True, Paul does have followers of John the Baptist become rebaptized at Ephesus (Acts 19). But the reason was because John's baptism did not involve receiving the Holy Spirit. There may also be other features involved here, historical factors leading Acts (cf. John) to emphasize that following the message of John the Baptist and following Jesus is not the same thing.

So I probably cannot prove what any NT author would say about the unbaptized Quaker or the person who gets in a car accident on their way to their baptism. But would God have accepted any of the Gentiles in Acts 10 after they received the Holy Spirit before they were baptized? I think He would have, although this is an inference.
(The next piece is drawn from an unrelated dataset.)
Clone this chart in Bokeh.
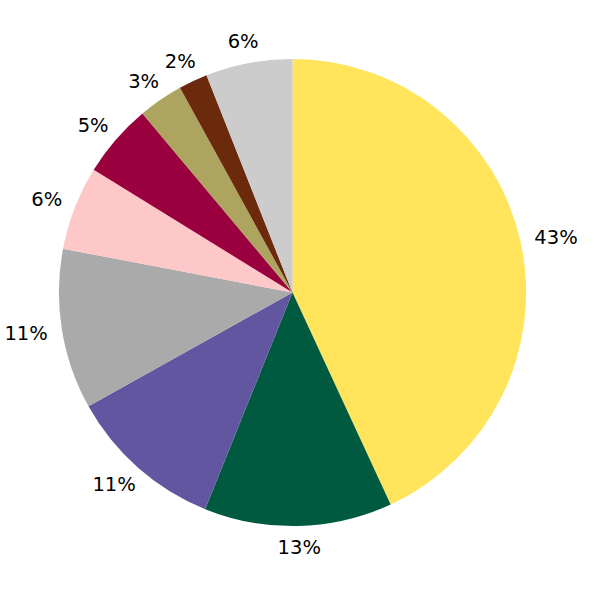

And while I cannot absolutely prove it, it seems to me that the baptism of the group in this passage (Acts 10:47) is almost a kind of after-the-fact ratification of that which the Holy Spirit had already done in them.

So inferences are involved on both sides of the issue. I have to infer what the NT authors would say about an unbaptized Quaker. I'm trying to do so on the basis of what the text says. The group in question is also inferring an answer to this question. In particular, they are inferring that all the relevant passages that don't mention water baptism while talking about the Spirit in conversion assume it as equally essential. All in all, their interpretation centers primarily on a rigid reading of one verse (Acts 2:38), whose interpretation is then inferred in all other places in the NT.

But we cannot assume that Paul has the same precise theology as Luke--or even that Luke is giving us Peter's exact words on the Day of Pentecost (there's significant evidence to conclude that the sermons of Acts give us as much of Luke as they do of the historical sermons in question). That means that the group's case is built on 1) the "normal" process of conversion in Acts (without any comment on the unusual) and 2) inference from the "normal" examples of Acts. The NT makes no direct comment on the "unusual" circumstances we are addressing.